Kahinjar is a village in Sareni block of Rae Bareli district, Uttar Pradesh, India. It is located 20 km from Lalganj, the tehsil headquarters. Kahinjar historically served as the headquarters of a mahal since at least the time of Akbar, before being merged into the pargana of Sareni under the Nawabs of Awadh. As of 2011, Kahinjar has a population of 2,099 people, in 354 households. It has one primary school and no healthcare facilities. It belongs to the nyaya panchayat of Rasulpur.

==History==
Kahinjar is the Kahanjara mentioned in the late-16th-century Ain-i-Akbari as one of the mahals in the sarkar of Lucknow. It was held by the Bais Rajputs and paid a revenue of 818,472 dams to the imperial treasury and supplied the Mughal army with a force of 2,000 infantry and 100 cavalry. It was later merged with three other mahals to form the pargana of Sareni under the Nawabs of Awadh.

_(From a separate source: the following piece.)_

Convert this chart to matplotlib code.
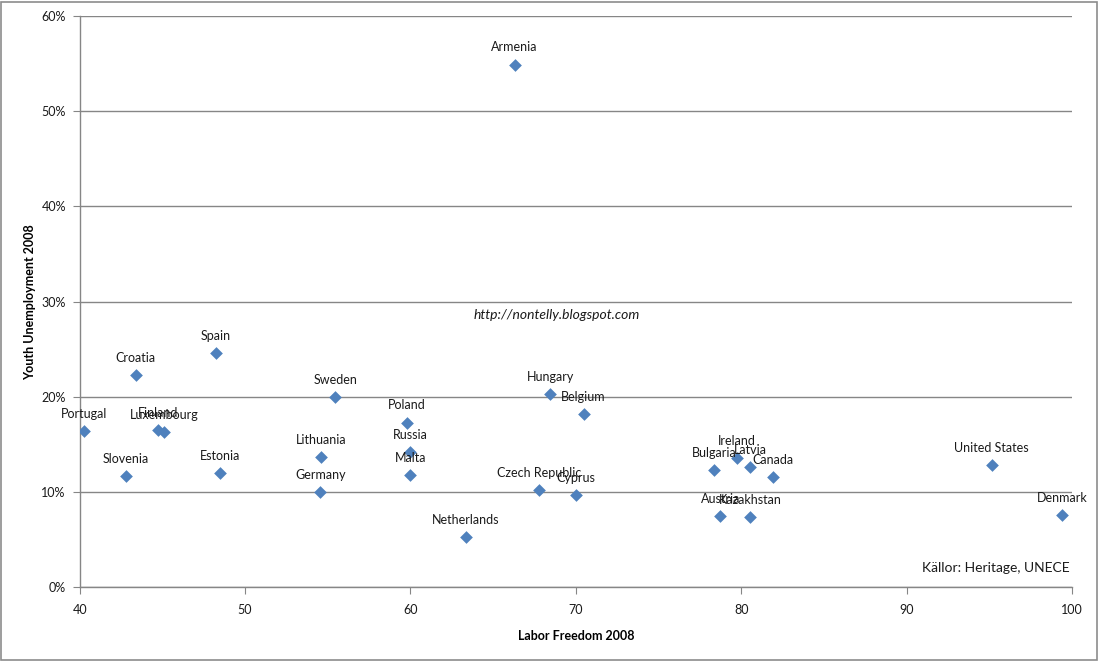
import matplotlib
matplotlib.use("Agg")
import matplotlib.pyplot as plt
from matplotlib.patches import Rectangle
from matplotlib.ticker import FuncFormatter

countries = ["Armenia", "Spain", "Croatia", "Portugal", "Finland", "Luxembourg", "Slovenia",
             "Estonia", "Sweden", "Lithuania", "Germany", "Poland", "Russia", "Malta",
             "Netherlands", "Hungary", "Belgium", "Czech Republic", "Cyprus", "Bulgaria",
             "Ireland", "Latvia", "Canada", "Austria", "Kazakhstan", "United States", "Denmark"]
labor_freedom = [66.3, 48.25, 43.4, 40.26, 44.74, 45.12, 42.78,
                 48.5, 55.45, 54.58, 54.55, 59.8, 60.0, 60.0,
                 63.35, 68.45, 70.47, 67.77, 70.0, 78.38,
                 79.74, 80.55, 81.92, 78.74, 80.55, 95.14, 99.42]
youth_unemp = [54.9, 24.6, 22.3, 16.4, 16.5, 16.3, 11.7,
               12.0, 20.0, 13.7, 10.0, 17.3, 14.2, 11.8,
               5.3, 20.3, 18.2, 10.2, 9.7, 12.3,
               13.6, 12.6, 11.6, 7.45, 7.4, 12.8, 7.56]
x_ticks = [40, 50, 60, 70, 80, 90, 100]
y_ticks = [0, 10, 20, 30, 40, 50, 60]

FONT = "Lato"
plt.rcParams['font.family'] = [FONT, 'DejaVu Sans']

W, H = 1099, 661
fig = plt.figure(figsize=(W / 100, H / 100), dpi=100)
fig.patches.append(Rectangle((1 / W, 1 / H), 1 - 3 / W, 1 - 3 / H, transform=fig.transFigure,
                             fill=False, edgecolor="#8c8c8c", linewidth=1.2))

left, right = 79.7 / W, 1072 / W
bottom, top = 1 - 587.3 / H, 1 - 16 / H
ax = fig.add_axes([left, bottom, right - left, top - bottom])

ax.scatter(labor_freedom, youth_unemp, marker="D", s=42, color="#4F81BD", zorder=3, linewidths=0)
for name, xv, yv in zip(countries, labor_freedom, youth_unemp):
    ax.annotate(name, (xv, yv), xytext=(0, 8), textcoords="offset points",
                ha="center", va="bottom", fontsize=9, color="#1a1a1a", zorder=4)

ax.set_xlim(40, 100)
ax.set_ylim(0, 60)
ax.set_xticks(x_ticks)
ax.set_yticks(y_ticks)
ax.yaxis.set_major_formatter(FuncFormatter(lambda v, p: f"{int(v)}%"))
ax.grid(axis="y", color="#868686", linewidth=1.0, zorder=0)
ax.set_axisbelow(True)
for s in ["top", "right"]:
    ax.spines[s].set_visible(False)
for s in ["left", "bottom"]:
    ax.spines[s].set_color("#868686")
    ax.spines[s].set_linewidth(1.0)
ax.tick_params(axis="both", direction="out", length=5, color="#868686", labelsize=9,
               labelcolor="#1a1a1a")
ax.tick_params(axis="x", pad=7)
ax.tick_params(axis="y", pad=5)

ax.set_xlabel("Labor Freedom 2008", fontsize=9, fontweight="bold", labelpad=10)
ax.set_ylabel("Youth Unemployment 2008", fontsize=9, fontweight="bold", labelpad=4)

fig.text(557 / W, 1 - 315 / H, "http://nontelly.blogspot.com", ha="center", va="center",
         fontsize=10, style="italic", color="#1a1a1a")
fig.text(996 / W, 1 - 568 / H, "Källor: Heritage, UNECE", ha="center", va="center",
         fontsize=10, color="#1a1a1a")

fig.savefig("out.png", dpi=100)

The 1951 census recorded Kahinjar as comprising 5 hamlets, with a total population of 727 people (392 male and 335 female), in 136 households and 119 physical houses. The area of the village was given as 570 acres. 35 residents were literate, all male. The village was listed as belonging to the pargana of Sareni and the thana of Sareni.

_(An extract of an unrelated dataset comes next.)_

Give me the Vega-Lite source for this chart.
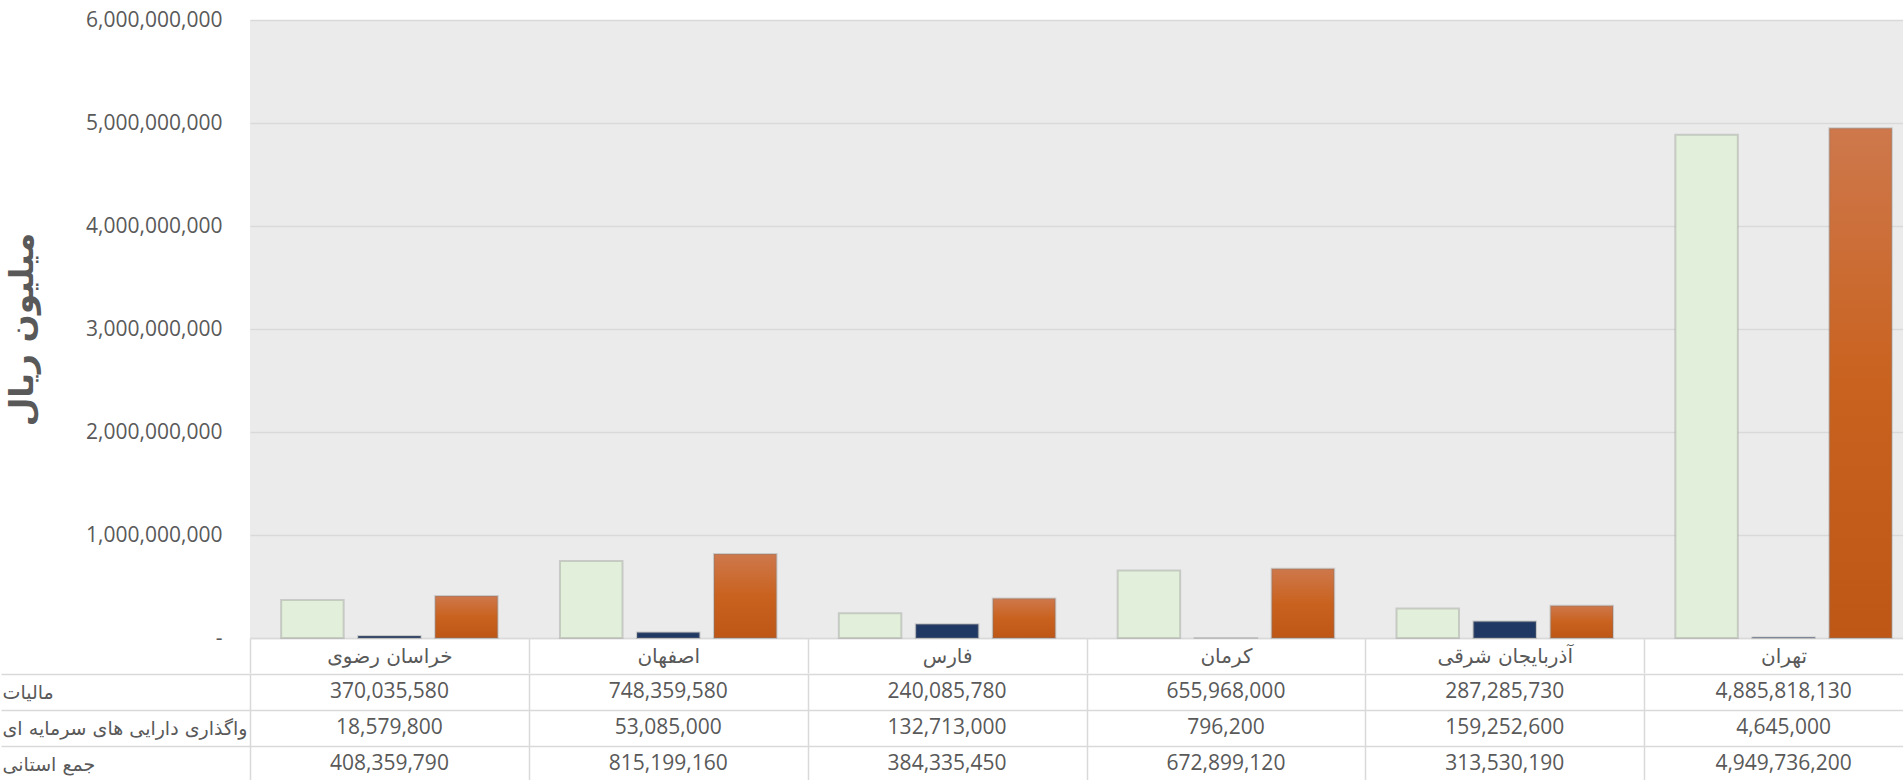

The 1961 census recorded Kahinjar as comprising 5 hamlets, with a total population of 830 people (439 male and 432 female), in 156 households and 141 physical houses. The area of the village was given as 570 acres.

The 1981 census recorded Kahinjar as having a population of 1,254 people, in 203 households, and having an area of 228.65 hectares. The main staple foods were given as wheat and rice.

The 1991 census recorded Kahinjar as having a total population of 1,481 people (720 male and 761 female), in 231 households and 231 physical houses. The area of the village was listed as 228 hectares. Members of the 0-6 age group numbered 282, or 19% of the total; this group was 53% male (149) and 47% female (133). Members of scheduled castes made up 35% of the village's population, while no members of scheduled tribes were recorded. The literacy rate of the village was 42% (382 men and 244 women). 411 people were classified as main workers (327 men and 84 women), while 0 people were classified as marginal workers; the remaining 1,070 residents were non-workers. The breakdown of main workers by employment category was as follows: 178 cultivators (i.e. people who owned or leased their own land); 207 agricultural labourers (i.e. people who worked someone else's land in return for payment); 0 workers in livestock, forestry, fishing, hunting, plantations, orchards, etc.; 0 in mining and quarrying; 2 household industry workers; 3 workers employed in other manufacturing, processing, service, and repair roles; 1 construction worker; 3 employed in trade and commerce; 0 employed in transport, storage, and communications; and 27 in other services.